Ao leitor: um cumprimento
Consiste tradição o novo colunista se apresentar ao público frequente. Já que sou respeitoso a costumes antigos, aí vai minha introdução ao atual leitorado. (Aviso que nunca escrevi sob essa forma, a do ‘texto opinativo’, então juntos testemunharemos minha adaptação progressiva ou total desencaixe ao gênero.)
Bem, flexionemos nossos dedos e memória. Meu nome é Michael Gartrell. Formado em filosofia, hoje levo adiante um doutorado sobre a história da percepção. Estudo particularmente como o conhecimento acerca dos órgãos sensoriais, ao longo dos séculos, influenciou ou alterou o modo como experienciamos o mundo. Para simplificar, eu investigo se o surgimento da oftalmologia e anatomia do olho, por exemplo, mudaram o jeito que a gente vê a realidade. Chamo tal tese de coisificação ou espessamento dos sentidos.

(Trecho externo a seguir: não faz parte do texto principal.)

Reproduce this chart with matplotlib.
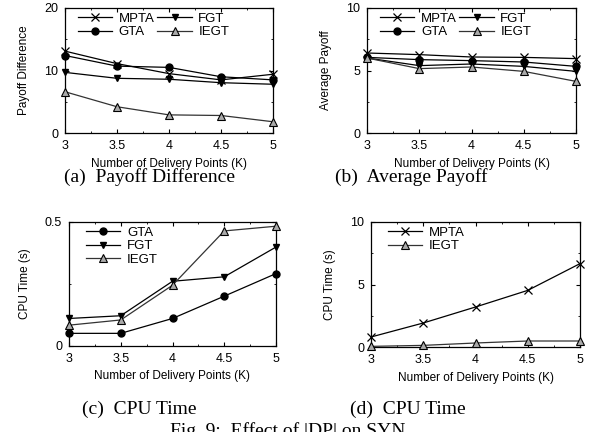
import matplotlib
matplotlib.use("Agg")
from matplotlib import pyplot as plt
from matplotlib.ticker import MultipleLocator

plt.rcParams['font.family'] = ['Liberation Sans', 'DejaVu Sans']

# x 轴：配送点数量
k = [3, 3.5, 4, 4.5, 5]

# (a) Payoff Difference
pd_mpta = [13.1, 11.1, 9.5, 8.5, 9.4]
pd_gta = [12.4, 10.7, 10.5, 9.0, 8.5]
pd_fgt = [9.7, 8.75, 8.6, 8.05, 7.8]
pd_iegt = [6.6, 4.2, 2.9, 2.8, 1.8]

# (b) Average Payoff
ap_mpta = [6.4, 6.27, 6.08, 6.05, 5.95]
ap_gta = [6.05, 5.87, 5.79, 5.68, 5.33]
ap_fgt = [6.0, 5.39, 5.52, 5.33, 4.93]
ap_iegt = [6.0, 5.15, 5.28, 4.93, 4.13]

# (c) CPU Time
cpu_gta = [0.051, 0.051, 0.111, 0.201, 0.292]
cpu_fgt = [0.111, 0.122, 0.261, 0.279, 0.399]
cpu_iegt = [0.084, 0.105, 0.245, 0.464, 0.483]

# (d) CPU Time
cpu2_mpta = [0.8, 1.92, 3.2, 4.53, 6.67]
cpu2_iegt = [0.05, 0.13, 0.32, 0.48, 0.48]

styles = {
    'MPTA': dict(marker='x', color='black', ms=6, mew=0.9),
    'GTA': dict(marker='o', color='black', ms=5),
    'FGT': dict(marker='v', color='black', ms=4.5),
    'IEGT': dict(marker='^', color='#333333', mfc='#aaaaaa', mec='black', ms=5.5, mew=0.8),
}

W, H = 595, 432
fig = plt.figure(figsize=(W / 100, H / 100), dpi=100)


def make_ax(l, t, r, b):
    return fig.add_axes([l / W, (H - b) / H, (r - l) / W, (b - t) / H])


def style_ax(ax, ymax, ystep, ylabel):
    ax.set_xlim(3, 5)
    ax.set_ylim(0, ymax)
    ax.set_xticks(k)
    ax.set_xticklabels(['3', '3.5', '4', '4.5', '5'])
    ax.xaxis.set_minor_locator(MultipleLocator(0.25))
    ax.set_yticks([0, ystep, ymax])
    ax.yaxis.set_minor_locator(MultipleLocator(ystep / 2))
    ax.tick_params(which='both', direction='in', top=True, right=True,
                   labelsize=9, pad=5)
    ax.tick_params(which='major', length=3)
    ax.tick_params(which='minor', length=1.5)
    ax.set_xlabel('Number of Delivery Points (K)', fontsize=8.5, labelpad=4)
    ax.set_ylabel(ylabel, fontsize=8.5, labelpad=10)
    for s in ax.spines.values():
        s.set_linewidth(0.9)


def draw(ax, name, y):
    ax.plot(k, y, lw=0.9, label=name, clip_on=False, zorder=3, **styles[name])


axa = make_ax(65, 8, 273, 133)
draw(axa, 'MPTA', pd_mpta)
draw(axa, 'FGT', pd_fgt)
draw(axa, 'GTA', pd_gta)
draw(axa, 'IEGT', pd_iegt)
style_ax(axa, 20, 10, 'Payoff Difference')

axb = make_ax(367, 8, 576, 133)
draw(axb, 'MPTA', ap_mpta)
draw(axb, 'FGT', ap_fgt)
draw(axb, 'GTA', ap_gta)
draw(axb, 'IEGT', ap_iegt)
style_ax(axb, 10, 5, 'Average Payoff')

axc = make_ax(69, 222, 276, 346)
draw(axc, 'GTA', cpu_gta)
draw(axc, 'FGT', cpu_fgt)
draw(axc, 'IEGT', cpu_iegt)
style_ax(axc, 0.5, 0.25, 'CPU Time (s)')
axc.set_yticks([0, 0.5])
axc.set_yticklabels(['0', '0.5'])
axc.yaxis.set_minor_locator(MultipleLocator(0.25))

axd = make_ax(371, 222, 580, 347)
draw(axd, 'MPTA', cpu2_mpta)
draw(axd, 'IEGT', cpu2_iegt)
style_ax(axd, 10, 5, 'CPU Time (s)')

leg_kw = dict(frameon=False, fontsize=9.5, handlelength=2.6, handletextpad=0.5,
              labelspacing=0.1, borderaxespad=0.0, borderpad=0.35)
for ax in (axa, axb):
    h, l = ax.get_legend_handles_labels()
    order = [0, 2, 1, 3]
    ax.legend([h[i] for i in order], [l[i] for i in order], ncol=2,
              loc='upper left', bbox_to_anchor=(0.04, 1.0),
              columnspacing=0.2, **leg_kw)
axc.legend(loc='upper left', bbox_to_anchor=(0.06, 1.0), **leg_kw)
axd.legend(loc='upper left', bbox_to_anchor=(0.06, 1.0), **leg_kw)

cap = dict(family='Liberation Serif', fontsize=14, ha='center', va='center')
fig.text(149 / W, 1 - 177 / H, '(a)  Payoff Difference', **cap)
fig.text(411 / W, 1 - 177 / H, '(b)  Average Payoff', **cap)
fig.text(139 / W, 1 - 409 / H, '(c)  CPU Time', **cap)
fig.text(408 / W, 1 - 409 / H, '(d)  CPU Time', **cap)
fig.text(170 / W, 1 - 431 / H, 'Fig. 9:  Effect of |DP| on SYN', ha='left',
         va='center', family='Liberation Serif', fontsize=14)

fig.savefig('out.png', dpi=100)
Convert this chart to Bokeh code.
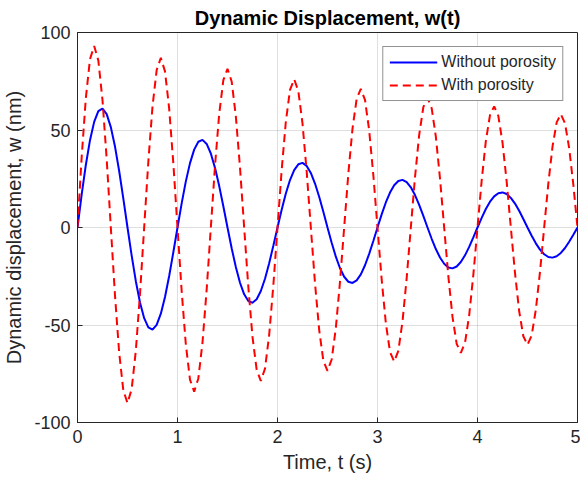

Além de pesquisar teorias da consciência de objetos – desde copos e mesas até obras de arte –, eu redijo livros. Tenho quatro publicados até agora. Sinceramente os primeiros três são problemáticos, obscuros, difíceis de ler porque experimentais e ingênuos demais. Porém esse último me saiu leve, claro, macio – por mais que tratasse de temas ásperos, esmagantes e grotescos.
Enfim, sou um escritor e acadêmico voltado para pintura e cinema. Aqui finalmente cabe falar da coluna em si. Me propuseram preencher esse espaço virtual com uma peça quinzenal relacionada a filmes. Logo, a cada duas semanas vocês receberão uma análise de um curta ou longa-metragem, recente ou velho – dependerá do meu interesse no momento.
Mas o que exatamente direi ou opinarei sobre? Verdadeiramente não quero lhes fornecer mais uma crítica de filme baseado no meu paladar específico, ou pior, uma trivial resenha sobre o último lançamento falando o que esperar ou aturar, sem diagnóstico, conceitualização nenhuma. Assim, como proceder? Tenho uma sugestão. Desejo abordar os filmes a partir da perspectiva de alguém que os pensa como caricaturas da sociedade. Mas, novamente, por quê? Creio que se eu meditar sobre a maneira que um Batman ou Licorice Pizza reflete certos tipos ou figuras da comunidade brasileira ou internacional talvez possamos raspar a primeira camada de glacê estético do filme e se aproximar de um recheio mais indefinido, nebuloso, porém, muito mais fluido e abundante mentalmente. A ideia é que qualquer produção artística representa, em certo grau, a totalidade de eventos a sua volta. Como um caco de vidro no asfalto, aquela criação espelha um pedaço do céu ideológico do artista e de seu ambiente existencial. – Nosso trabalho será justamente recolher esses estilhaços e reconstruir a janela através da qual o autor da obra contemplou o mundo, mostrando as crenças e juízos que colam esses fragmentos. Por isso que a figura ou tipo social exposto no filme é relevante: acima de tudo, é a imagem dele que está rachada, quebrada, e que precisa de restauração.
A arte, muitas vezes, é inconsciente da realidade que ela manifesta. Estamos aqui para entender o que ela tornou visível mas se recusa a enxergar.